“Man is the only kind of varmint that sets his own trap, baits it, then steps in it.” ~John Steinbeck
It’s a bold thing to call reason a trap. The skeptics will say that is exactly what someone who can’t hold up their end of an argument would say. After all, if you can’t state your case with reason, how can you state a case at all?
Being Reasonable Isn’t Reasonable
So let’s use reason to establish the point. Reason is based on known facts. The known world is, by definition, limited. You know what you know. You can also reason on the things you are certain you don’t know. You know what you don’t know. Does this encompass all possible knowledge?
Of course not. Have you ever seen a young child draw the most ridiculous conclusion about something? They factored in what they knew and what they knew they didn’t know and the result was, from an adult standpoint, hilarious. Yet the child was being reasonable.
Let me give you an example. When my daughter was very young, my wife and I worked hard to feed her healthy food. As a result, her food was usually green, yellow, or orange. One day, my wife presented our daughter with a strawberry. Our little girl was delighted. She played with it, bounced it around — everything but eat it. It was then I realized, she thought it was a toy. After all, she reasoned, food is never red.
Ok, you may be thinking lots of kids play with their food. Maybe she just hadn’t got around to eating it. So listen to the chocolate ice cream story.
My wife was delighted to present our daughter with her first ice cream experience. It was chocolate. She prepared a spoonful and started toward our daughter’s mouth — and missed. Now you must understand, this girl really, really loved to eat. My wife tried again — and missed again. My daughter started getting upset. You could see her message was, “That brown, wet, mushy stuff is NEVER going in my mouth. I’ve seen brown, wet, mushy stuff before…” Of course Mom knew better and managed to sneak the spoon past her defenses. The dawning of new knowledge washed over her being like a wave as she, for the first time, grabbed the spoon away from her mother and gobbled down that ice cream. Reason almost stopped her from experiencing the joy that is chocolate.
Being Unreasonable Is Not The Answer
So are we to kick reason to the curb and return to being unreasoning? Of course not. The issue is not binary, reasonable vs. unreasonable. As there often is, there is a third path and this is the path that builds on and excels reason. Let’s coin a new word: Über-reasonable. I love the prefix “über”. Wikipedia says über means “above”, “over” or “across” and that it is used in informal English for emphasis.
Über-reasonable is not unreasonable. It builds on the foundation of reasonableness and then takes it to the next level. At that next level there is a newfound freedom, a chance to experience things not yet proven or even doubted.
“Being reasonable isn’t reasonable.” click to tweet
Why Bother Escaping Reason?
You could live a reasonable life and it would be just fine, safe even.
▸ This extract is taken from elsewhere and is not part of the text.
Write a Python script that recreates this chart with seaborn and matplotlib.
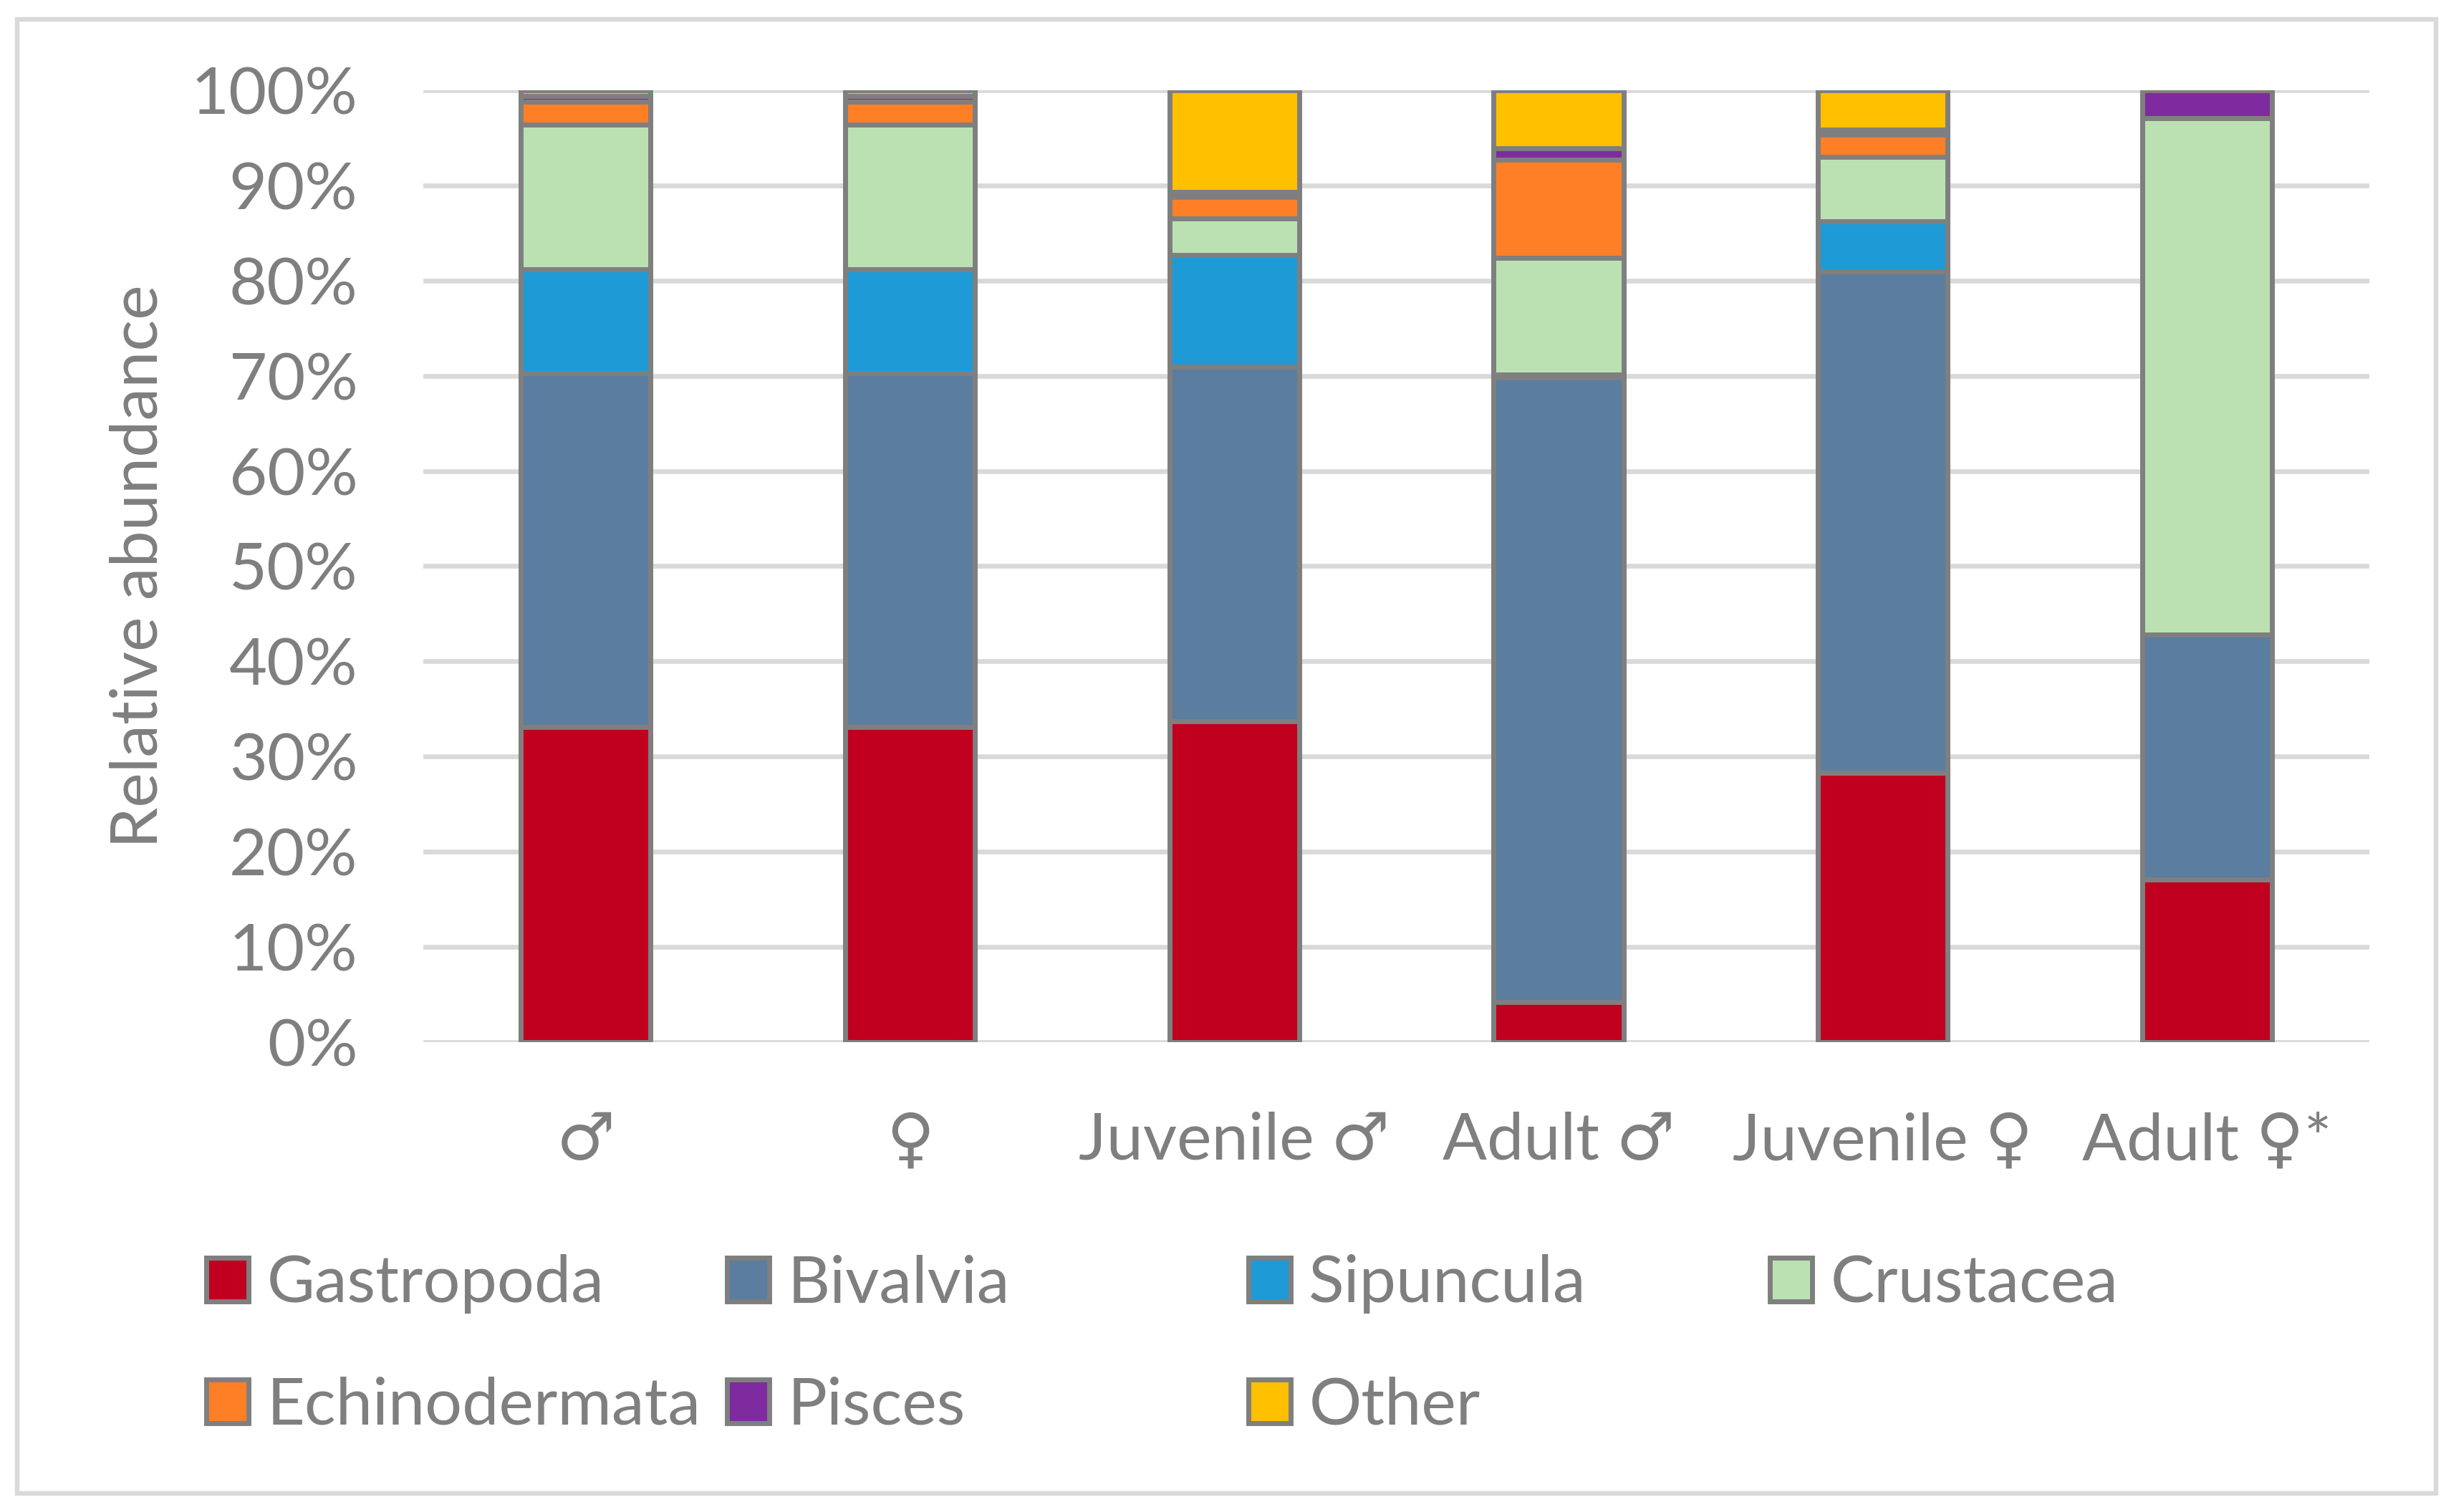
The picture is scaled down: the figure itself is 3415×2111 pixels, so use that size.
import matplotlib
matplotlib.use("Agg")
import matplotlib.pyplot as plt
import matplotlib.patches as mpatches
import numpy as np
import seaborn as sns

# groups on the x axis
groups = ["♂", "♀", "Juvenile ♂", "Adult ♂", "Juvenile ♀", "Adult ♀*"]

# relative abundance (%) per prey group
gastropoda = [33.1, 33.1, 33.7, 4.2, 28.3, 17.1]
bivalvia = [37.2, 37.2, 37.25, 65.6, 52.7, 25.7]
sipuncula = [10.9, 10.9, 11.75, 0.3, 5.2, 0.0]
crustacea = [15.2, 15.2, 3.8, 12.3, 6.8, 54.3]
echinodermata = [2.4, 2.4, 2.3, 10.3, 2.3, 0.0]
pisces = [0.6, 0.6, 0.5, 1.2, 0.6, 2.9]
other = [0.6, 0.6, 10.7, 6.1, 4.1, 0.0]

prey_names = ["Gastropoda", "Bivalvia", "Sipuncula", "Crustacea",
              "Echinodermata", "Pisces", "Other"]
prey_values = [gastropoda, bivalvia, sipuncula, crustacea,
               echinodermata, pisces, other]
prey_colors = ["#C0001E", "#5B7D9F", "#1E9BD7", "#BBE1B3",
               "#FF7F27", "#7F2BA0", "#FFC000"]

yticks = list(range(0, 101, 10))

sns.set_theme(style="white")
plt.rcParams["font.family"] = ["Lato", "DejaVu Sans"]

TXT = "#7f7f7f"
EDGE = "#7f7f7f"
FS = 33

fig = plt.figure(figsize=(17.08, 10.555), dpi=200)
ax = fig.add_axes([0.1730, 0.3108, 0.9684 - 0.1730, 0.9403 - 0.3108])

# stacked bars: draw cumulative totals from the top layer down
cum = np.cumsum(np.array(prey_values), axis=0)
for i in range(len(prey_names) - 1, -1, -1):
    sns.barplot(x=groups, y=cum[i], order=groups, color=prey_colors[i],
                saturation=1, width=0.4, edgecolor=EDGE, linewidth=2.5,
                errorbar=None, ax=ax, zorder=3)

ax.set_xlim(-0.5, len(groups) - 0.5)
ax.set_ylim(0, 100)
ax.set_yticks(yticks)
ax.set_yticklabels([f"{v}%" for v in yticks])
ax.yaxis.grid(True, color="#D9D9D9", linewidth=2.4)
ax.xaxis.grid(False)
ax.set_axisbelow(True)
for s in ax.spines.values():
    s.set_visible(False)
ax.tick_params(axis="y", length=0, pad=33, labelsize=FS, labelcolor=TXT)
ax.tick_params(axis="x", length=0, pad=35, labelsize=FS, labelcolor=TXT)
ax.set_xlabel("")
ax.set_ylabel("")

fig.text(194 / 3416, 1 - 791 / 2111, "Relative abundance", rotation=90,
         ha="center", va="center", fontsize=FS, color=TXT)

# legend laid out like the original: 4 equal columns, 2 rows
col_x = [288, 1015, 1743, 2471]
row_y = [1793, 1963]
slots = [(0, 0), (0, 1), (0, 2), (0, 3), (1, 0), (1, 1), (1, 2)]
for name, col, (r, c) in zip(prey_names, prey_colors, slots):
    h = mpatches.Patch(facecolor=col, edgecolor=EDGE, linewidth=2.5)
    fig.legend(handles=[h], labels=[name], loc="center left",
               bbox_to_anchor=(col_x[c] / 3416, 1 - row_y[r] / 2111),
               frameon=False, fontsize=FS, labelcolor=TXT,
               handlelength=0.64, handleheight=0.64, handletextpad=0.28,
               borderpad=0, borderaxespad=0)

# light grey chart border
fig.patches.append(mpatches.Rectangle(
    (24 / 3416, 1 - 2085 / 2111), (3401 - 24) / 3416, (2085 - 27) / 2111,
    transform=fig.transFigure, fill=False, edgecolor="#D9D9D9", linewidth=2.3))

fig.savefig("out.png", dpi=200, facecolor="white")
Why risk going beyond it?
What you get when you escape reason is an expanded and expanding universe. You get love and gratitude. You get wonder and awe. I don’t believe I can oversell this. You get to be wrong sometimes and it’s all right. You get to be free in a way that reason cannot explain or even grasp. It opens up new opportunities for expression and it’s just plain fun.
How To Escape The Trap
So here you are, poised to make the leap beyond reason. How can you do it without losing all you have gained by becoming reasonable, all you have struggled to learn and obtain? The answer is simply this: suspend reason, if only for a moment. A moment is enough. Set aside your disbelieve and consider: What does the world above reason look like? Here’s an enticement: It is life in HD, 3-D, and surround sound. It is Technicolor, Panavision, and Kodachrome. And one other thing about it, reason is still there. You don’t even have to give it up. You just have to take it down from its pedestal.
Strawberries. Chocolate ice cream. What else are you missing out on that you don’t even know you are missing?
How did you overcome reason or where are you still struggling with it? Tell us about it by commenting below.
Photo credit: abejorro34
I guess my first reaction is to get scared. I don’t think reason is the pinnacle but it is hard to picture something greater than isn’t just faking being greater. I don’t want to get tricked. What can I do about that?
You aren’t going to get tricked. You don’t have to give up reason to go beyond it. This is because you will be building on reason. Your head is still going to work. Try something small. Trust something you don’t understand. By the way, you already do. Don’t you use a computer you couldn’t build yourself? Ok, let’s say you could build it. Could you make the chips in it? How do you know they add correctly? You have faith in the technology. Just pick out something new you have not yet put faith in. Remember, this is not credulity, it is based on evidence.